** START DATA SUPPLIED **
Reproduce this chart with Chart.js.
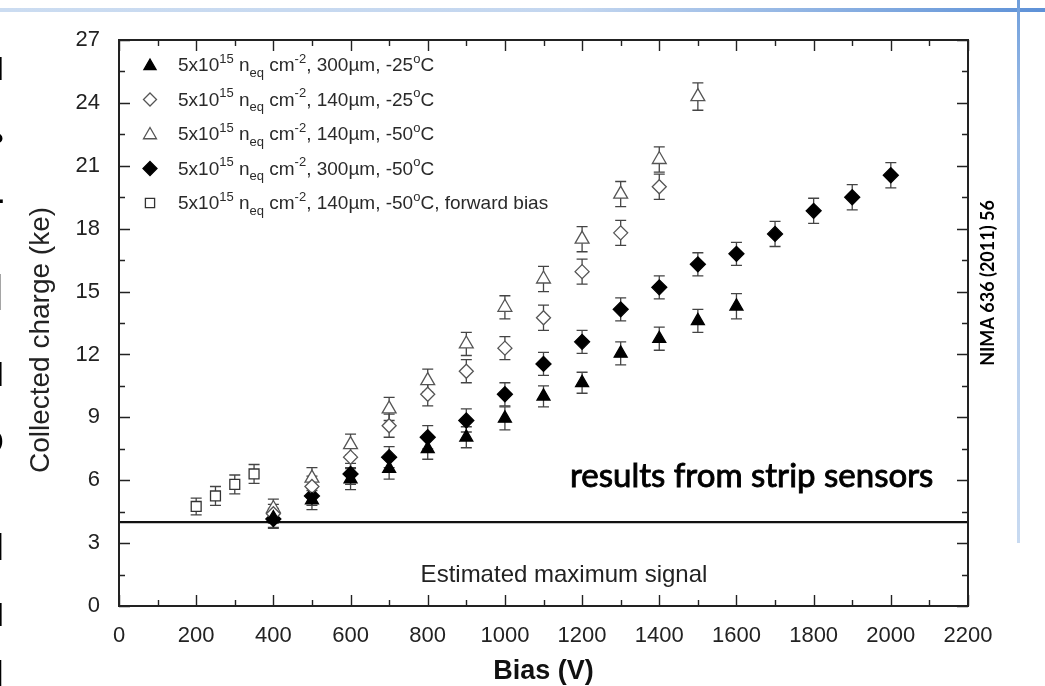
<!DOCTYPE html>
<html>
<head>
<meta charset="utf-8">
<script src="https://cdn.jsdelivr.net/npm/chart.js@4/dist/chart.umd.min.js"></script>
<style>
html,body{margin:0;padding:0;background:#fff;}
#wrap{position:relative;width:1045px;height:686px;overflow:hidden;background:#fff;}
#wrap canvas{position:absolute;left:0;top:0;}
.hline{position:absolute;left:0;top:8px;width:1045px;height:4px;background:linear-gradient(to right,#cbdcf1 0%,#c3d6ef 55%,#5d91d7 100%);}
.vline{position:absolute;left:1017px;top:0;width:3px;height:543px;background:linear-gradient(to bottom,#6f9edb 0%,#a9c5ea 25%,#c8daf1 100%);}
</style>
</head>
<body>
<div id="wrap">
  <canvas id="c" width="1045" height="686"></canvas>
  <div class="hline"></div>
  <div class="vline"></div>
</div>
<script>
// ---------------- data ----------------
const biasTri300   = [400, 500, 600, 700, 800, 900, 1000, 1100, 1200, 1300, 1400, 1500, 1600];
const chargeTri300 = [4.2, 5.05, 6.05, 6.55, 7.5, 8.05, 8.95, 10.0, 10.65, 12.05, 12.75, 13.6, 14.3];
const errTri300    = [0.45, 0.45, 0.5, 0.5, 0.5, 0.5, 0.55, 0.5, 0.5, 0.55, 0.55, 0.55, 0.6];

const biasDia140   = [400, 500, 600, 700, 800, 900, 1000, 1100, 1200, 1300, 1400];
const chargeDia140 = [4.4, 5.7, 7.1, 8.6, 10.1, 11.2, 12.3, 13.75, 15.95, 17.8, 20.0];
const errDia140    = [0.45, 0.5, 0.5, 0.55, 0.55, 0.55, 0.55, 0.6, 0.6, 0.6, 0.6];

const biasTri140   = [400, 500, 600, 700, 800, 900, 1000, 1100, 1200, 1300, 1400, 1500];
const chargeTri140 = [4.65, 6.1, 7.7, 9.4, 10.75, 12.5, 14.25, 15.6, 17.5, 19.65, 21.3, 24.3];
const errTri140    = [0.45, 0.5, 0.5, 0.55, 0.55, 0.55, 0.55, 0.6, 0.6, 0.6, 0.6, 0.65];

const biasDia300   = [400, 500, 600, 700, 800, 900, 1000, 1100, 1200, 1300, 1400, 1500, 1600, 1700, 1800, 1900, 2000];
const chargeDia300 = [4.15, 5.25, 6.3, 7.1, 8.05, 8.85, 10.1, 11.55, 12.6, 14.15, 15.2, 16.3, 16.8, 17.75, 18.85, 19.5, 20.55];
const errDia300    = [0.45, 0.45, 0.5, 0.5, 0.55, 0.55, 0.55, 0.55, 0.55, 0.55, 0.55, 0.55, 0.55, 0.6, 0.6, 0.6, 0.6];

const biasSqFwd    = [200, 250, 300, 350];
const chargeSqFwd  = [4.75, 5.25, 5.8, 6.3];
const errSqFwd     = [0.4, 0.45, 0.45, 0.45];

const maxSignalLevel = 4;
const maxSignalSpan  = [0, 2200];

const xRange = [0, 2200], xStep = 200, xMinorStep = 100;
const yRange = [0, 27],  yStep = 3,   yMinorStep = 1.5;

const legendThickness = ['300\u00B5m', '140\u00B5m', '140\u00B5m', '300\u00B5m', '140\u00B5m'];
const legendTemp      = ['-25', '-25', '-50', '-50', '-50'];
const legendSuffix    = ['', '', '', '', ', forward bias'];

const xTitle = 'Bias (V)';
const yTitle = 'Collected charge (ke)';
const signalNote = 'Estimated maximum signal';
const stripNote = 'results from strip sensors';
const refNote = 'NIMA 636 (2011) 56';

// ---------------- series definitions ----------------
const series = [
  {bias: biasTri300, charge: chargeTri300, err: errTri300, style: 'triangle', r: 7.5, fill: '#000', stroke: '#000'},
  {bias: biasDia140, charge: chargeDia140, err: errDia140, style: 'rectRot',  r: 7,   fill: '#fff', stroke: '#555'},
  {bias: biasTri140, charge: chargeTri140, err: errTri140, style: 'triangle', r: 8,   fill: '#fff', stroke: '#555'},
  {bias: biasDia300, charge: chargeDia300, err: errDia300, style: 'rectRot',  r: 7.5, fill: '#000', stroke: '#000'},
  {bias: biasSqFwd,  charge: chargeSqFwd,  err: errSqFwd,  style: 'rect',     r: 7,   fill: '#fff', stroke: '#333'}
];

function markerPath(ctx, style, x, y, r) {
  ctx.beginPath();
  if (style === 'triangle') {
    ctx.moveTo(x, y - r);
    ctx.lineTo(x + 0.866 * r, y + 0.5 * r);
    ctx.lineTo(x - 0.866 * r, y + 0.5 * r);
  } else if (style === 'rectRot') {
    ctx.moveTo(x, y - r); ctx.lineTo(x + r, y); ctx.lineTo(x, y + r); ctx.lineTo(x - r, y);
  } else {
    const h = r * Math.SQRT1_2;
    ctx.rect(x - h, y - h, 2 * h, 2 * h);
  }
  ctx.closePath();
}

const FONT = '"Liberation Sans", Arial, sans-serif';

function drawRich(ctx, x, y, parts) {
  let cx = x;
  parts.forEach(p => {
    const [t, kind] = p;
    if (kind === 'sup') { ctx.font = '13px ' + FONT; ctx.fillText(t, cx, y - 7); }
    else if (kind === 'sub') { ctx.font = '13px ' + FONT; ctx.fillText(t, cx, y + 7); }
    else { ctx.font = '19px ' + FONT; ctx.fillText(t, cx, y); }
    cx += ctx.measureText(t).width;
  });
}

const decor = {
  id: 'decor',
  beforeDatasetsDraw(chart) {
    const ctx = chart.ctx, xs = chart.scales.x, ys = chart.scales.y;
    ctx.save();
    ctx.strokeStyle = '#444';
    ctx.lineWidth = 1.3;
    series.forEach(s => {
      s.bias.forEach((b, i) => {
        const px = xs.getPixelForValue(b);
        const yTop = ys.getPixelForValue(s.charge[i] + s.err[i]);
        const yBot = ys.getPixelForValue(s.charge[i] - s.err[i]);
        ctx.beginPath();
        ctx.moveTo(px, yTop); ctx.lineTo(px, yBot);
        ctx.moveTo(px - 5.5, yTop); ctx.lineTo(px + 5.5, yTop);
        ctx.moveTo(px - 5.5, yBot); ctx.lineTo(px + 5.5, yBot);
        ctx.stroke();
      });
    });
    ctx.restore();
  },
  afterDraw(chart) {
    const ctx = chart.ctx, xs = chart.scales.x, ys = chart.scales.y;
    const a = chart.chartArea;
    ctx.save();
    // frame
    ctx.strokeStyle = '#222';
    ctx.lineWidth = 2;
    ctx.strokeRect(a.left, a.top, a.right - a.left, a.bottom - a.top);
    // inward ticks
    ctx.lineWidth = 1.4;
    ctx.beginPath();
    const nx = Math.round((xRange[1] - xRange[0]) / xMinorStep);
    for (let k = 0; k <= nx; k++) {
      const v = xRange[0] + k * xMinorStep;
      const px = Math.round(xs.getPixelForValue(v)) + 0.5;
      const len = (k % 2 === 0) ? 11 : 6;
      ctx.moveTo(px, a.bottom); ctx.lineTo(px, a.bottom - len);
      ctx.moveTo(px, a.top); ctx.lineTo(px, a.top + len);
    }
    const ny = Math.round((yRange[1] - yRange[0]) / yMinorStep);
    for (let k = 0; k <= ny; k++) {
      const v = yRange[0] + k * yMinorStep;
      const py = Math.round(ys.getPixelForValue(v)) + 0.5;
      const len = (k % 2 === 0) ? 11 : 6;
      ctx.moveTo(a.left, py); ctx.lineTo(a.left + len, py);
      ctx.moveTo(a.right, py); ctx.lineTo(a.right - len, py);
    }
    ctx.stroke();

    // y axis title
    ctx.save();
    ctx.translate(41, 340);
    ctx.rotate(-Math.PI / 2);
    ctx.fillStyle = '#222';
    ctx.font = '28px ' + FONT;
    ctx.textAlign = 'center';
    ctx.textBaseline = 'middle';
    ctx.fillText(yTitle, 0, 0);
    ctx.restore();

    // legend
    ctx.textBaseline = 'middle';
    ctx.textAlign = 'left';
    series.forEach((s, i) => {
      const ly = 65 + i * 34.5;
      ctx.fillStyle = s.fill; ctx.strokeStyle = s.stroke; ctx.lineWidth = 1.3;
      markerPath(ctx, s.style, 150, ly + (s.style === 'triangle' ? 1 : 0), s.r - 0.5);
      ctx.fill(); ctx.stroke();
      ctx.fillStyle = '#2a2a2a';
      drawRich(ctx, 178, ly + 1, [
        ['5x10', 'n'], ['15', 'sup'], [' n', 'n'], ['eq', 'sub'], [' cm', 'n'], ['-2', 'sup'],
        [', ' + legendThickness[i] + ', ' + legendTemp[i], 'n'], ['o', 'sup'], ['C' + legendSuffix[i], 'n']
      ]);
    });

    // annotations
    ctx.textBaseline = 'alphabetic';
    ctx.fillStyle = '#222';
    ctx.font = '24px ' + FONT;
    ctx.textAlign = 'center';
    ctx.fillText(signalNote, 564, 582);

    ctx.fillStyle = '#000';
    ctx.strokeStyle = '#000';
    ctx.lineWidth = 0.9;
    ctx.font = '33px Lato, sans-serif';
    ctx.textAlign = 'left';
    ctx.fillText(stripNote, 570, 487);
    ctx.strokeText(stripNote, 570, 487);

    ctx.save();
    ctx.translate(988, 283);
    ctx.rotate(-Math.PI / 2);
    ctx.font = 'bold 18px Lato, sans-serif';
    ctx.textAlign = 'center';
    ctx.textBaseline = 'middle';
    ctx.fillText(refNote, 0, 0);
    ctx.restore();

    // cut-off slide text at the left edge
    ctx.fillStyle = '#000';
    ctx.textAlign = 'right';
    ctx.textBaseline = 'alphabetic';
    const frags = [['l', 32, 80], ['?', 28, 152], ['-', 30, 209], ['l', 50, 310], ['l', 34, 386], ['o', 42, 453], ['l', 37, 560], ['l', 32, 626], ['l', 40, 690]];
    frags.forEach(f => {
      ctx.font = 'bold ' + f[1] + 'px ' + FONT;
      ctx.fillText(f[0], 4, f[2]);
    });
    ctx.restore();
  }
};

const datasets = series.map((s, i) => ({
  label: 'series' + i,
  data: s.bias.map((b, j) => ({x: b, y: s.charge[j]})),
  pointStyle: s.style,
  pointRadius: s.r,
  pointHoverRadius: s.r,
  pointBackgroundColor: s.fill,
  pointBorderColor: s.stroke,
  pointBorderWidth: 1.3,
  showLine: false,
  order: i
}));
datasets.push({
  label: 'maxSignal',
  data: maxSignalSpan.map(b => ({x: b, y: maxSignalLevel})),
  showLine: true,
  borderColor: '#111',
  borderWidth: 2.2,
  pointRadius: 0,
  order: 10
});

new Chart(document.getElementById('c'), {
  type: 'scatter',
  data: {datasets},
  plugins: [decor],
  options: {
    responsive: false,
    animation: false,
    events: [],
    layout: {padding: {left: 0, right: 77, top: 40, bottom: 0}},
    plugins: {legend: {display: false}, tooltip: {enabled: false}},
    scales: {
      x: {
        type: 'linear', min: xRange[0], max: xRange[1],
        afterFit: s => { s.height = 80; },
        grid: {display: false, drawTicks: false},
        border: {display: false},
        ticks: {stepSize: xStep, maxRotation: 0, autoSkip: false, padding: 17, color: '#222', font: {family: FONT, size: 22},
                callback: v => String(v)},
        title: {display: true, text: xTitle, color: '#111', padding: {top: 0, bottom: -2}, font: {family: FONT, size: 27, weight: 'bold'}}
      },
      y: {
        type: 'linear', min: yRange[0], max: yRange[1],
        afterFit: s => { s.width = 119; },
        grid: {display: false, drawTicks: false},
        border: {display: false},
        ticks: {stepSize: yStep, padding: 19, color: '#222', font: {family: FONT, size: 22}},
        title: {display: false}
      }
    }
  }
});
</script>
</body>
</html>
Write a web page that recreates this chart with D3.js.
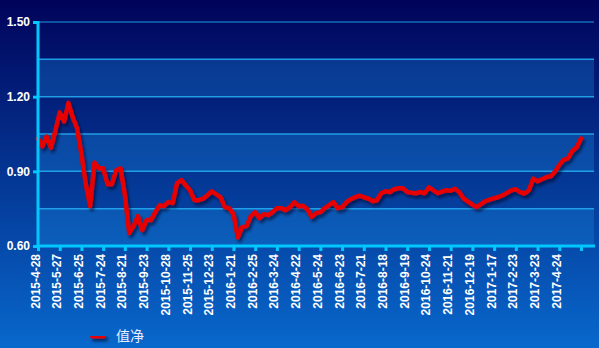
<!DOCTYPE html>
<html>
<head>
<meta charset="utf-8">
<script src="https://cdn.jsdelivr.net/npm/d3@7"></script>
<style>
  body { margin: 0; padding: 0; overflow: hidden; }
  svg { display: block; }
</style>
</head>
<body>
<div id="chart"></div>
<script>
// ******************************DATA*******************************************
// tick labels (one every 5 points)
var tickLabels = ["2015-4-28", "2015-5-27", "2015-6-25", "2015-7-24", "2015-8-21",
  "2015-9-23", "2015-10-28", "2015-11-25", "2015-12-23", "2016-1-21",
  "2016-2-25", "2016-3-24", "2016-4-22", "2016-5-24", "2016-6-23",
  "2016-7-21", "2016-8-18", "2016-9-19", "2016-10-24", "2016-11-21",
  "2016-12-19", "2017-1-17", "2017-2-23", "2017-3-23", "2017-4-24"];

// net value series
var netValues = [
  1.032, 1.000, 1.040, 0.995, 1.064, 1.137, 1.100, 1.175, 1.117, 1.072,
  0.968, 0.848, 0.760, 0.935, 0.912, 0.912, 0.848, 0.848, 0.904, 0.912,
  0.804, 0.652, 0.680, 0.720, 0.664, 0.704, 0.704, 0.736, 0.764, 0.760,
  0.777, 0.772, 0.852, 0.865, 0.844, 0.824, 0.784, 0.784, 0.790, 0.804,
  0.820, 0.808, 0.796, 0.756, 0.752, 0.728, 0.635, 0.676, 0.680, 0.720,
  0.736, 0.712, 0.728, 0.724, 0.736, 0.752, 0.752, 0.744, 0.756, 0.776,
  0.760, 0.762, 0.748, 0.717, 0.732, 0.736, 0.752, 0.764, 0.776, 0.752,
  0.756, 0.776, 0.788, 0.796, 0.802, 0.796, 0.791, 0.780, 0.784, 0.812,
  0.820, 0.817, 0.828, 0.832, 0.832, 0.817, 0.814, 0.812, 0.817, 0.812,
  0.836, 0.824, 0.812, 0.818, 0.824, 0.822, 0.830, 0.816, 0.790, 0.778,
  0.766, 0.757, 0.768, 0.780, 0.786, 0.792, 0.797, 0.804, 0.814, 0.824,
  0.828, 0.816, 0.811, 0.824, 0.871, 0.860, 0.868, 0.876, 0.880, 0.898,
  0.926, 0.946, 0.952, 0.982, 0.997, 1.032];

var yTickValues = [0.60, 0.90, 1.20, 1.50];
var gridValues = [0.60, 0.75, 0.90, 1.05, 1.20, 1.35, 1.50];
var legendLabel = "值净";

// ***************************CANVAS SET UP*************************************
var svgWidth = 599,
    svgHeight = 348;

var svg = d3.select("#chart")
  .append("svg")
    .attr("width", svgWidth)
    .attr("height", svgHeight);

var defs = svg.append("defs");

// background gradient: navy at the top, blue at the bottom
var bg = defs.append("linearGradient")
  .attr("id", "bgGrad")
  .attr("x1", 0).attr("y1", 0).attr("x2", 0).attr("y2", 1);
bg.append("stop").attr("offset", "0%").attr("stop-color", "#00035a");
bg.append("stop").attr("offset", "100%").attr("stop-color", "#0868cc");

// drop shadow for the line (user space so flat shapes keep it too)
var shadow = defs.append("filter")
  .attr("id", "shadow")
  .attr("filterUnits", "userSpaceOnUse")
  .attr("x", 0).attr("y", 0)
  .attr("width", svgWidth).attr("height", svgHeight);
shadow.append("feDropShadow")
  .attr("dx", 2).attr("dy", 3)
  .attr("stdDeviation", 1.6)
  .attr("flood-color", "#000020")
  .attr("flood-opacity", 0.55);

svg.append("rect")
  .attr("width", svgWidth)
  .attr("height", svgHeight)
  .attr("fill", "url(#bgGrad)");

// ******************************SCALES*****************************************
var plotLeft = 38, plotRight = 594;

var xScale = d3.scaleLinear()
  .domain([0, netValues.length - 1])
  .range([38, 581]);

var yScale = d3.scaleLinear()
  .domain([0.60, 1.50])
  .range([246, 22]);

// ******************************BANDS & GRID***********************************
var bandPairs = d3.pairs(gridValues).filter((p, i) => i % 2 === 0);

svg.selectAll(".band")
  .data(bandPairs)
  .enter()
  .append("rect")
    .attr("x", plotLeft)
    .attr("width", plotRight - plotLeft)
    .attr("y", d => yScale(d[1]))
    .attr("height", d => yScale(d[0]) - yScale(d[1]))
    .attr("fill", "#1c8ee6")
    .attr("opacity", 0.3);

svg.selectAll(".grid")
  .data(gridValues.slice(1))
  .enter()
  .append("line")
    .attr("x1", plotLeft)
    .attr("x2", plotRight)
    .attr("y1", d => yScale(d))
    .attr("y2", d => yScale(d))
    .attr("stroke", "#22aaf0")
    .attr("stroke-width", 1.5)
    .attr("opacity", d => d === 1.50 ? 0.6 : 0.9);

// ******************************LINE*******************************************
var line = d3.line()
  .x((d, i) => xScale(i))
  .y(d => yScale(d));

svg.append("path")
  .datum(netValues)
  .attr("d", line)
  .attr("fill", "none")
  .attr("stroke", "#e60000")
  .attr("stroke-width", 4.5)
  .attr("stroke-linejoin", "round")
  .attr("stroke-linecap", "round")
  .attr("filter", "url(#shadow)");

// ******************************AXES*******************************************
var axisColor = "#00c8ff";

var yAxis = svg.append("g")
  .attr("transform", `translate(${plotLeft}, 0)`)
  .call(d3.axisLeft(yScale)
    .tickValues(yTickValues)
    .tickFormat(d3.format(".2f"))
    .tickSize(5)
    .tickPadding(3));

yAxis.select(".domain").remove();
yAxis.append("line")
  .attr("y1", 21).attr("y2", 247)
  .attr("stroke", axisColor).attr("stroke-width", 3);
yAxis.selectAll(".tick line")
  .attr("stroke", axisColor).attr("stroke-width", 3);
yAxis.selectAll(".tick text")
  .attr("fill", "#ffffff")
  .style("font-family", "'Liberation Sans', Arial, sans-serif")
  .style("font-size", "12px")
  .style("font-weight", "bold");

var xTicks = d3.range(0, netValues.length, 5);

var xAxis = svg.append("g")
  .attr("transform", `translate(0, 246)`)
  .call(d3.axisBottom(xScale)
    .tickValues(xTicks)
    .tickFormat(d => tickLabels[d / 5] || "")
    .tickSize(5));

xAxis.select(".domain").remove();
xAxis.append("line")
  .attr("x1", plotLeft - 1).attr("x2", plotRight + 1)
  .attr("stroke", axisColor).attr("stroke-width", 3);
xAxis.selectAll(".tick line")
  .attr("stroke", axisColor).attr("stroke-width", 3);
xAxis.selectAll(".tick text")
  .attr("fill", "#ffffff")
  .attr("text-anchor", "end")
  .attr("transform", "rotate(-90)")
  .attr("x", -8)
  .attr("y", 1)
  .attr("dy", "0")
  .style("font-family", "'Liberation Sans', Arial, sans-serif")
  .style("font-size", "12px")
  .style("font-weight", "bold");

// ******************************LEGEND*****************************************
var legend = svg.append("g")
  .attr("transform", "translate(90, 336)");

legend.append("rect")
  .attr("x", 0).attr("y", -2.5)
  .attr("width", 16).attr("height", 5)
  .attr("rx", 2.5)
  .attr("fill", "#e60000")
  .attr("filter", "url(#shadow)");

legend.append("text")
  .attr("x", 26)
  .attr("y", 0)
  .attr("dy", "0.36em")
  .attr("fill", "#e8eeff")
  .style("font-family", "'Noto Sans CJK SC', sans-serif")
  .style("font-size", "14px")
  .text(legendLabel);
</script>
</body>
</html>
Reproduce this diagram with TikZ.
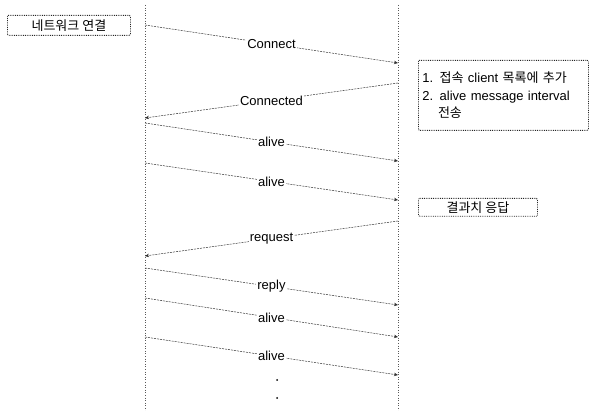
** END DATA SUPPLIED **
| AIM OF THE TASK |
Using the listing above, pull out all lines that hold the word "with".

| THE RESPONSE |
Reproduce this chart with Chart.js.
Write a web page that recreates this chart with D3.js.
Reproduce this diagram with TikZ.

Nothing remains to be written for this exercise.